Members of the EPA and others have said that Wheeler worked closely with the energy industry even when he was working for Inhofe, who was chairman of the Senate Committee on Environment and Public Works and is now a senior member. Karpinski pointed to a measure Inhofe co-sponsored known as the Clear Skies Act, which would have undermined the landmark Clean Air Act. Inhofe was a vocal critic of climate-change science, which he said was “the greatest hoax” ever foisted on U.S. citizens.

On Thursday, Wheeler’s former boss praised him on the Senate floor. Inhofe called Wheeler “a wonderful guy, and I would like to find anyone who knows him well to say there is any flaw in his character. He’s going to do a great job.”

Myron Ebell, a senior fellow at the conservative Competitive Enterprise Institute who headed Trump’s EPA transition team and is a climate-change skeptic, described Wheeler in a statement as levelheaded and effective.

“He has the experience and the expertise necessary to manage the agency and to make sure that the reforms undertaken by Administrator Pruitt will be fully implemented,” Ebell said. “[His]experience in how the EPA operates and his commitment to President Trump’s agenda to undo the regulatory onslaught of the previous administration will be valuable to his work managing and reforming the agency.”

Wheeler spent four years as a career employee at the EPA under President George H.W. Bush and President Bill Clinton before moving to the Hill.

After leaving Inhofe’s staff, Wheeler received lobbying fees from a variety of clients. Last year he received $40,000 from Energy Fuels Resources, $20,000 from Underwriters Laboratories and $60,000 from Sargento Foods in addition to funds from Murray.

During the 2016 campaign, Wheeler volunteered to consult on energy and environmental policy for the campaign of Sen. Marco Rubio (R-Fla.).

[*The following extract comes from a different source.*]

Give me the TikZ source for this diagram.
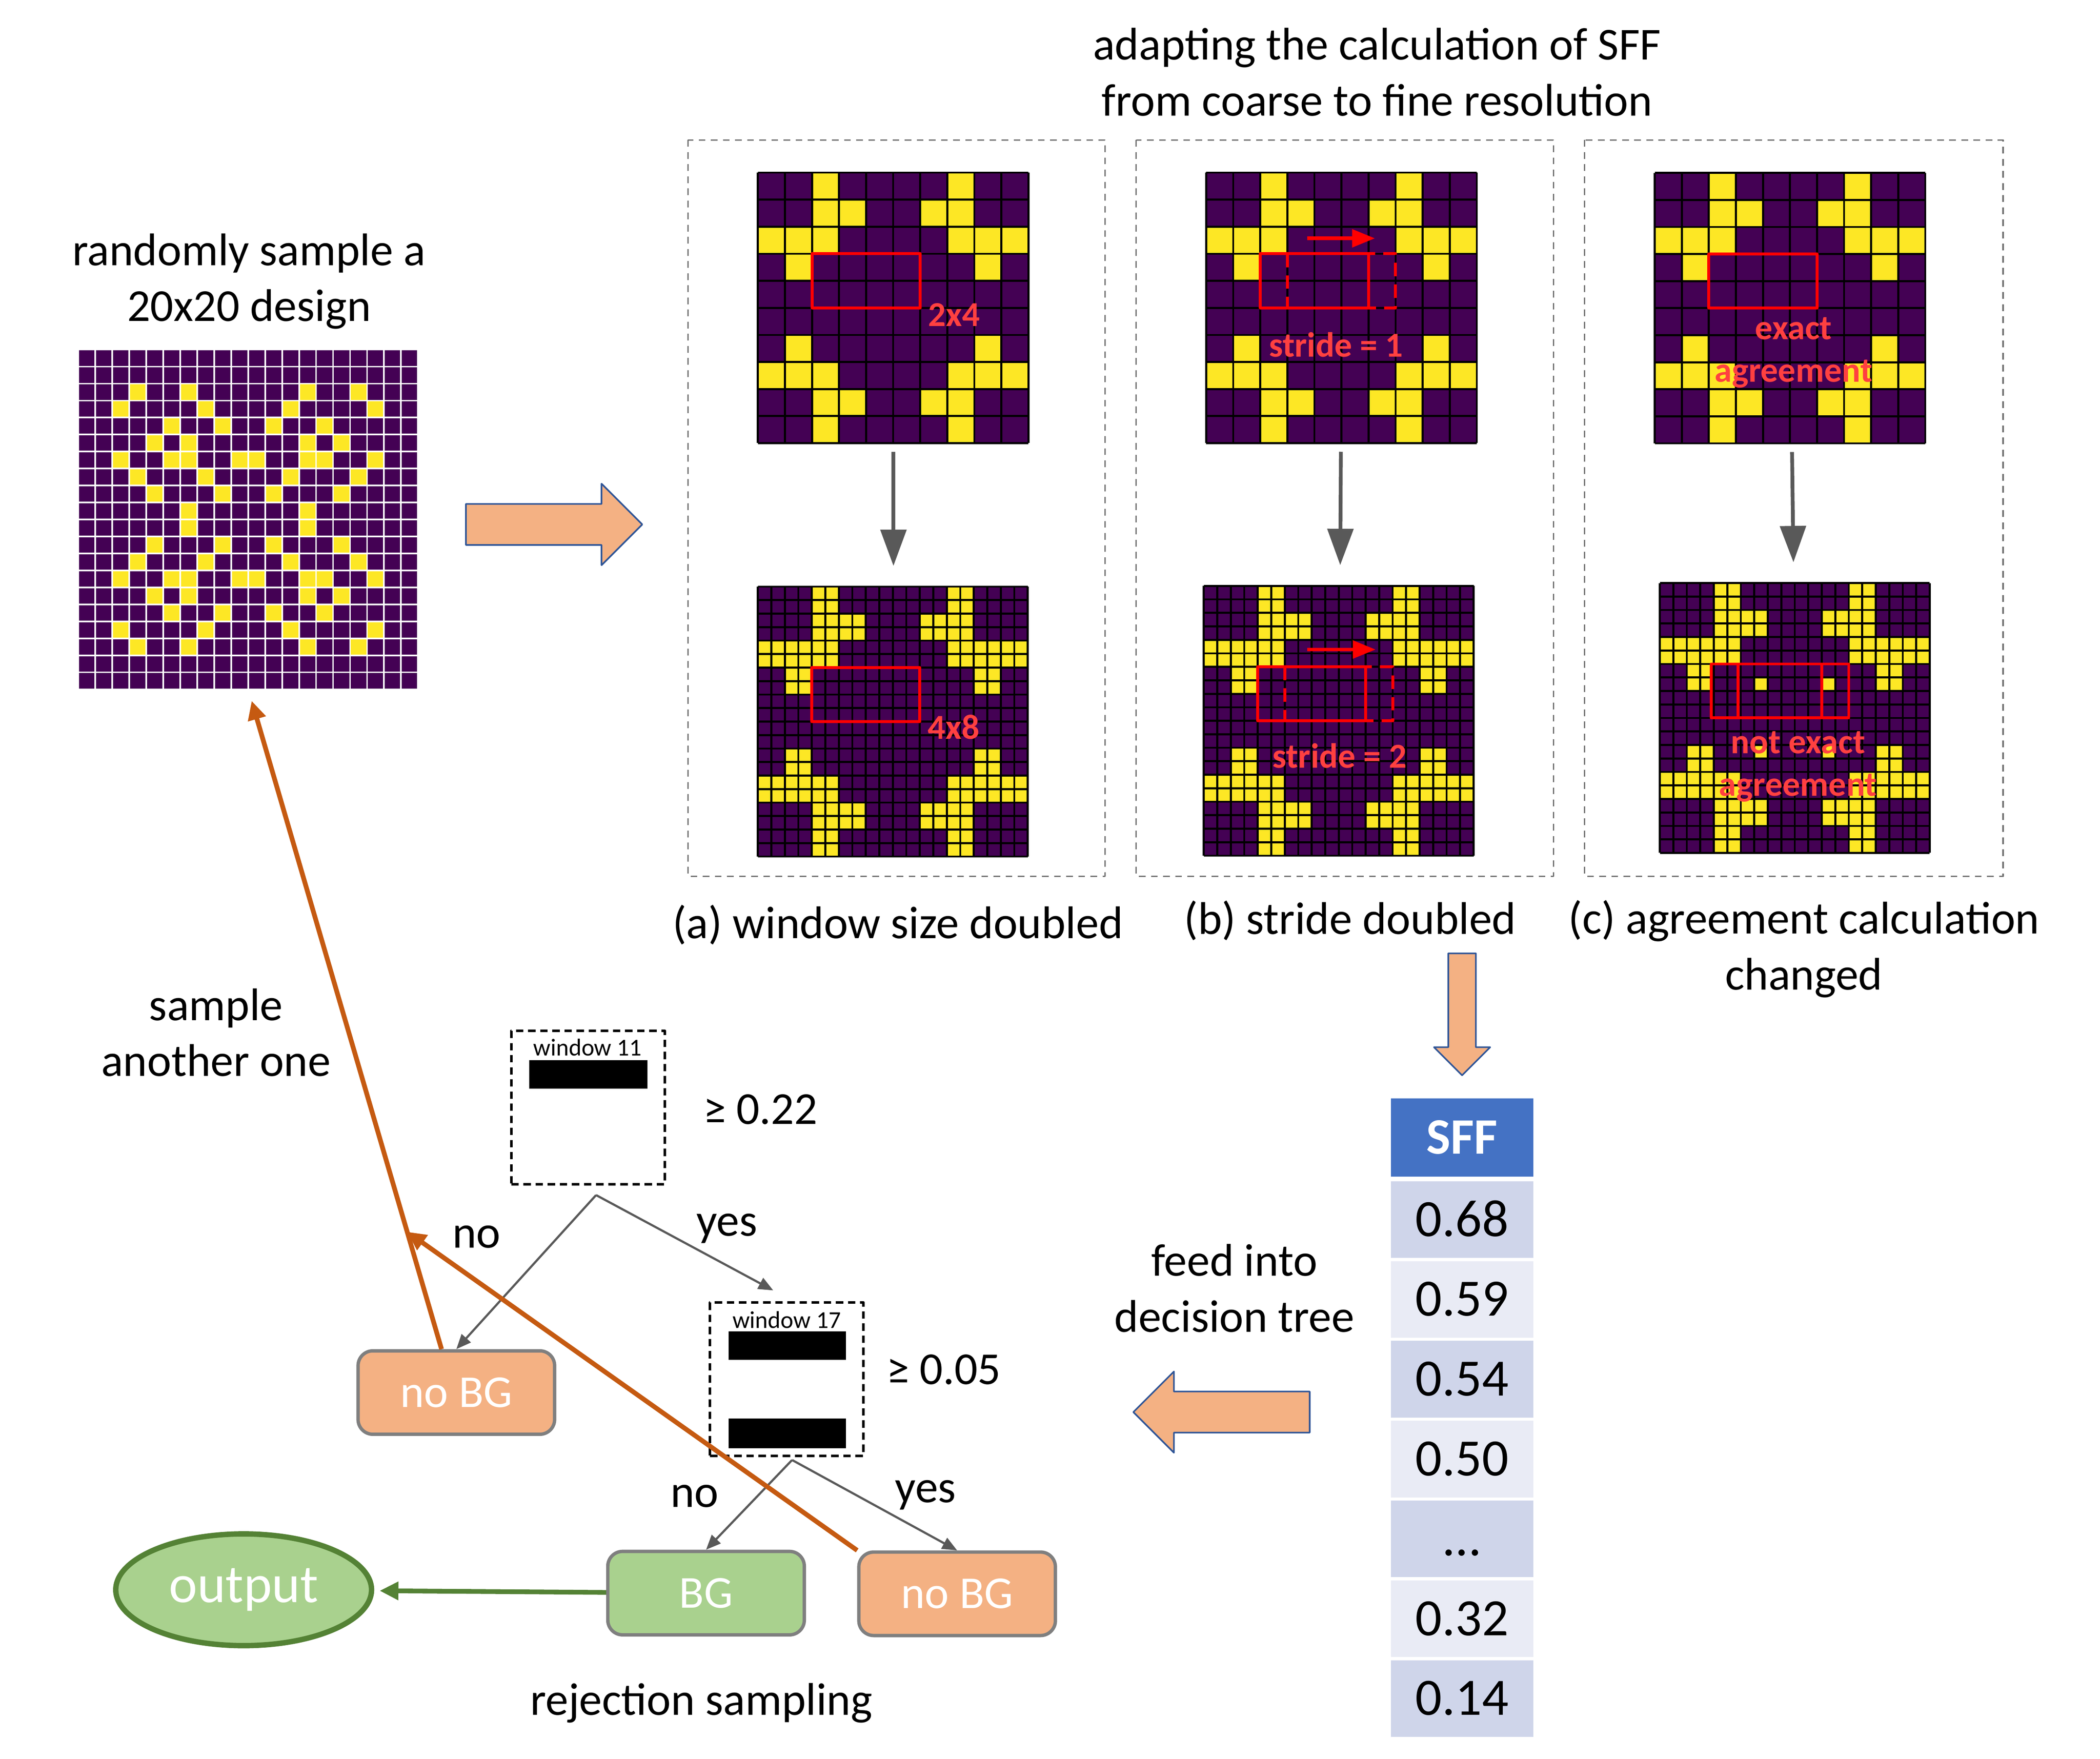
\documentclass[tikz,border=0pt]{standalone}
\usepackage{fontspec}
\setmainfont{Carlito}
\usetikzlibrary{arrows.meta,shapes.arrows,shapes.geometric,calc,positioning}
\definecolor{vpurple}{HTML}{440154}
\definecolor{vyellow}{HTML}{FDE725}
\definecolor{boxorange}{HTML}{F4B183}
\definecolor{boxgreen}{HTML}{A9D18E}
\definecolor{darkgreen}{HTML}{548235}
\definecolor{rust}{HTML}{C55A11}
\definecolor{arrowblue}{HTML}{2F5597}
\definecolor{hdrblue}{HTML}{4472C4}
\definecolor{rowdark}{HTML}{CFD5EA}
\definecolor{rowlight}{HTML}{E9EBF5}
\definecolor{treegray}{HTML}{595959}
\definecolor{leafgray}{HTML}{7F7F7F}
\definecolor{panelgray}{HTML}{6F6F6F}
\definecolor{labelred}{RGB}{255,64,64}
\newcommand{\coarsecells}{2/0,7/0,2/1,3/1,6/1,7/1,0/2,1/2,2/2,7/2,8/2,9/2,1/3,8/3,1/6,8/6,0/7,1/7,2/7,7/7,8/7,9/7,2/8,3/8,6/8,7/8,2/9,7/9}
\newcommand{\sffgrid}[2]{%
	\fill[vpurple](0,0)rectangle(10,10);
	\foreach \cx/\ry in \coarsecells \fill[vyellow](\cx,\ry)rectangle++(1,1);
	#2
	\foreach \i in {0,#1,...,10}{\draw[cellline](\i,0)--(\i,10);\draw[cellline](0,\i)--(10,\i);}}
\begin{document}
\begin{tikzpicture}[x=1pt,y=-1pt,font=\fontsize{34}{41.5}\selectfont,line join=round,
	cellline/.style={black,line width=1.5pt},
	gridnode/.style={minimum size=201pt,inner sep=0pt},
	window/.style={draw=red,line width=2.2pt},
	redlabel/.style={text=labelred,font=\fontsize{26}{31.5}\selectfont\bfseries,align=center},
	panel/.style={draw=panelgray,dash pattern=on 5pt off 4pt,line width=1pt},
	downarrow/.style={draw=treegray,line width=2.8pt,-{Triangle[length=27pt,width=19pt]},shorten <=6pt,shorten >=15.4pt},
	blockarrow/.style={single arrow,draw=arrowblue,fill=boxorange,line width=1.2pt,single arrow tip angle=90,anchor=tail},
	treebox/.style={draw,dash pattern=on 5.5pt off 3.5pt,line width=2pt,minimum width=114pt,minimum height=114pt,inner sep=0pt},
	leaf/.style={draw=leafgray,line width=2.5pt,rounded corners=11pt,minimum width=146pt,minimum height=62pt,text=white},
	branch/.style={draw=treegray,line width=1.6pt,-{Triangle[length=11pt,width=9pt]}},
	back/.style={draw=rust,line width=3.5pt,-{Triangle[length=14pt,width=13pt]}},
	sffcell/.style={minimum width=105.6pt,inner sep=0pt,text height=24.7pt,text depth=0pt,font=\fontsize{39}{47}\selectfont}]
	\useasboundingbox(0,0)rectangle(1560,1306.7);
	\fill[white](0,0)rectangle(1560,1306.7);
	\node[align=center] (pick) at (185,209) {randomly sample a\\20x20 design};
	\node[align=center] (adapt) at (1023,53.5) {adapting the calculation of SFF\\from coarse to fine resolution};
	\node[minimum size=252.3pt,inner sep=0pt] (design) at (184.55,386.1) {};
	\begin{scope}[shift={(design.north west)},x=12.615pt,y=-12.615pt]
		\fill[vpurple](0,0)rectangle(20,20);
		\foreach \ry/\cols in {2/{3,6,13,16},3/{2,7,12,17},4/{5,8,11,14},5/{4,6,13,15},6/{2,5,6,9,10,13,14,17},7/{3,7,12,16},8/{4,8,11,15},9/{6,13},10/{6,13},11/{4,8,11,15},12/{3,7,12,16},13/{2,5,6,9,10,13,14,17},14/{4,6,13,15},15/{5,8,11,14},16/{2,7,12,17},17/{3,6,13,16}}
			\foreach \cx in \cols \fill[vyellow](\cx,\ry)rectangle++(1,1);
		\foreach \i in {0,...,20}{\draw[white,line width=1.2pt](\i,0)--(\i,20);\draw[white,line width=1.2pt](0,\i)--(20,\i);}
	\end{scope}
	\node[blockarrow,inner sep=14.65pt,minimum height=131pt,single arrow head extend=15pt] (toPanels) at (345.5,389.6) {};
	\draw[panel](511,104)rectangle(821,651);
	\draw[panel](844,104)rectangle(1154,651);
	\draw[panel](1177,104)rectangle(1488,651);
	\node[gridnode] (a1) at (663.7,228.9) {};
	\node[gridnode] (a2) at (663.7,536.5) {};
	\node[gridnode] (b1) at (996.7,228.9) {};
	\node[gridnode] (b2) at (994.9,535.9) {};
	\node[gridnode] (c1) at (1329.9,229.1) {};
	\node[gridnode] (c2) at (1333.7,533.8) {};
	\begin{scope}[shift={(a1.north west)},x=20.1pt,y=-20.1pt]
		\sffgrid{1}{}
		\draw[window](2,3)rectangle(6,5);
		\node[redlabel] at (7.25,5.25) {2x4};
	\end{scope}
	\begin{scope}[shift={(a2.north west)},x=20.05pt,y=-20.05pt]
		\sffgrid{0.5}{}
		\draw[window](2,3)rectangle(6,5);
		\node[redlabel] at (7.25,5.2) {4x8};
	\end{scope}
	\begin{scope}[shift={(b1.north west)},x=20.1pt,y=-20.1pt]
		\sffgrid{1}{}
		\draw[window](2,3)rectangle(6,5);
		\draw[window,dash pattern=on 10pt off 6pt](3,3)rectangle(7,5);
		\draw[window,line width=2.7pt,-{Triangle[length=17pt,width=13pt]}](3.73,2.43)--(6.24,2.43);
		\node[redlabel] at (4.8,6.36) {stride = 1};
	\end{scope}
	\begin{scope}[shift={(b2.north west)},x=20.05pt,y=-20.05pt]
		\sffgrid{0.5}{}
		\draw[window](2,3)rectangle(6,5);
		\draw[window,dash pattern=on 10pt off 6pt](3,3)rectangle(7,5);
		\draw[window,line width=2.7pt,-{Triangle[length=17pt,width=13pt]}](3.83,2.36)--(6.37,2.36);
		\node[redlabel] at (5.03,6.3) {stride = 2};
	\end{scope}
	\begin{scope}[shift={(c1.north west)},x=20.1pt,y=-20.1pt]
		\sffgrid{1}{}
		\draw[window](2,3)rectangle(6,5);
		\node[redlabel] at (5.13,6.64) {exact\\agreement};
	\end{scope}
	\begin{scope}[shift={(c2.north west)},x=20.05pt,y=-20.05pt]
		\sffgrid{0.5}{\foreach \cx/\ry in {3.5/3.5,6/3.5,3.5/6,6/6}\fill[vyellow](\cx,\ry)rectangle++(.5,.5);}
		\draw[window](1.9,3)rectangle(7,5);
		\draw[window](2.9,3)--(2.9,5)(6,3)--(6,5);
		\node[redlabel] at (5.12,6.8) {not exact\\agreement};
	\end{scope}
	\foreach \g in {a,b,c}\draw[downarrow](\g1)--(\g2);
	\node (capa) at (667,687) {(a) window size doubled};
	\node (capb) at (1003,684) {(b) stride doubled};
	\node[align=center] (capc) at (1340,705) {(c) agreement calculation\\changed};
	\node[blockarrow,shape border rotate=270,inner sep=9.65pt,minimum height=90.6pt,single arrow head extend=10.6pt] (toTable) at (1086.1,707.6) {};
	\node[sffcell,fill=hdrblue,text=white,minimum height=58pt,font=\fontsize{38}{46}\selectfont\bfseries] (sffhead) at (1086.1,845) {SFF};
	\foreach \v/\col [count=\k from 0] in {0.68/rowdark,0.59/rowlight,0.54/rowdark,0.50/rowlight,\ldots/rowdark,0.32/rowlight,0.14/rowdark}
		\node[sffcell,fill=\col,minimum height=57pt] (sff\k) at (1086.1,906+59.3*\k) {\v};
	\node[align=center] (feed) at (917,957) {feed into\\decision tree};
	\node[blockarrow,shape border rotate=180,inner sep=14.65pt,minimum height=131pt,single arrow head extend=14.9pt] (toTree) at (973.5,1049) {};
	\node[align=center] (again) at (160.5,767) {sample\\another one};
	\node[treebox] (t1) at (436.8,822.8) {};
	\node[font=\fontsize{18}{22}\selectfont] (w11) at (436.4,778.2) {window 11};
	\fill(393.3,787.5)rectangle(481,808.8);
	\node[anchor=base west] (thr1) at (518.8,835) {≥ 0.22};
	\node[treebox] (t2) at (584.4,1024.6) {};
	\node[font=\fontsize{18}{22}\selectfont] (w17) at (584.4,980.6) {window 17};
	\fill(541.2,989)rectangle(628.4,1010.3);
	\fill(541.2,1053.8)rectangle(628.4,1075.9);
	\node[anchor=base west] (thr2) at (655.1,1028.3) {≥ 0.05};
	\node[leaf,fill=boxorange] (nobg1) at (339,1034.5) {no BG};
	\node[leaf,fill=boxgreen] (bg) at (524.5,1183.5) {BG};
	\node[leaf,fill=boxorange] (nobg2) at (711,1184) {no BG};
	\node[ellipse,draw=darkgreen,fill=boxgreen,line width=4pt,minimum width=190pt,minimum height=83pt,text=white,font=\fontsize{40}{48}\selectfont] (out) at (181,1181) {output};
	\coordinate (t1b) at ([shift={(6,7)}]t1.south);
	\coordinate (t2b) at ([shift={(4,2)}]t2.south);
	\draw[branch](t1b)--(nobg1.north);
	\draw[branch](t1b)--([shift={(-10,-8)}]t2.north);
	\draw[branch](t2b)--(bg.north);
	\draw[branch](t2b)--(nobg2.north);
	\node[anchor=base] at (354,927) {no};
	\node[anchor=base] at (540,918.3) {yes};
	\node[anchor=base] at (516,1119.7) {no};
	\node[anchor=base] at (687.6,1116) {yes};
	\draw[draw=darkgreen,line width=3.5pt,-{Triangle[length=14pt,width=13pt]},shorten >=4pt](bg)--(out);
	\node (reject) at (521,1265) {rejection sampling};
	\coordinate (retA) at ([xshift=-11pt]nobg1.north);
	\draw[back,shorten >=8.5pt](retA)--(design.south);
	\draw[back](nobg2.north west)--($(retA)!0.178!(design.south)$);
\end{tikzpicture}
\end{document}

Wheeler wrote a post on his personal Facebook account the day before Super Tuesday pleading with those considering voting for Trump to reconsider. In his six-point critique, Wheeler questioned Trump’s character, business acumen and viability as a general-election candidate. Trump was a “bully,” Wheeler wrote in the since-deleted Facebook post obtained by The Post. He said that Trump “hasn’t been that successful” in business and “has more baggage then all of the other Republican candidates combined.” Wheeler added that Trump “has demonstrated through the debates and interviews that he doesn’t understand how the government works.”

But Wheeler has changed his tune.

“I was just looking at the debates and what I saw on the news, and I hadn’t focused on what he was saying,” Wheeler told The Post in October, “and when I started looking into what he was saying and what his campaign and what his candidacy was about, I was fully on board.”

Given Trump’s agenda for rolling back a broad array of EPA rules, that won’t assuage environmental and Democratic critics.

“Mr. Wheeler — not atypical of this administration, not atypical of the dense swamp that they’ve made a whole lot worse — is a former industry lobbyist who has worked on behalf of big polluters and climate-change deniers,” Senate Minority Leader Charles E. Schumer (D-N.Y.) said on the Senate floor April 9. “He has spent years working to undermine or lobby against the environmental protections he may soon oversee. As a lobbyist, he helped raise money for a few Republican senators who sit on the committee that recently approved his nomination.”

Three Democrats voted for Wheeler, all from coal states. They included Sens. Heidi Heitkamp (N.D.), Joe Manchin III (W.Va.) and Joe Donnelly (Ind.).

Lukas Ross, climate and energy campaigner at the advocacy group Friends of the Earth, said in a statement that Wheeler would almost certainly carry out the regulatory rollbacks started under Pruitt.

“Andrew Wheeler is Big Oil’s backup plan in case Scott Pruitt’s corruption finally finishes him,” Ross said. “As Scott Pruitt stumbles from scandal to scandal, there is nothing more dangerous than a dirty-energy lobbyist waiting in the wings to become acting Administrator.”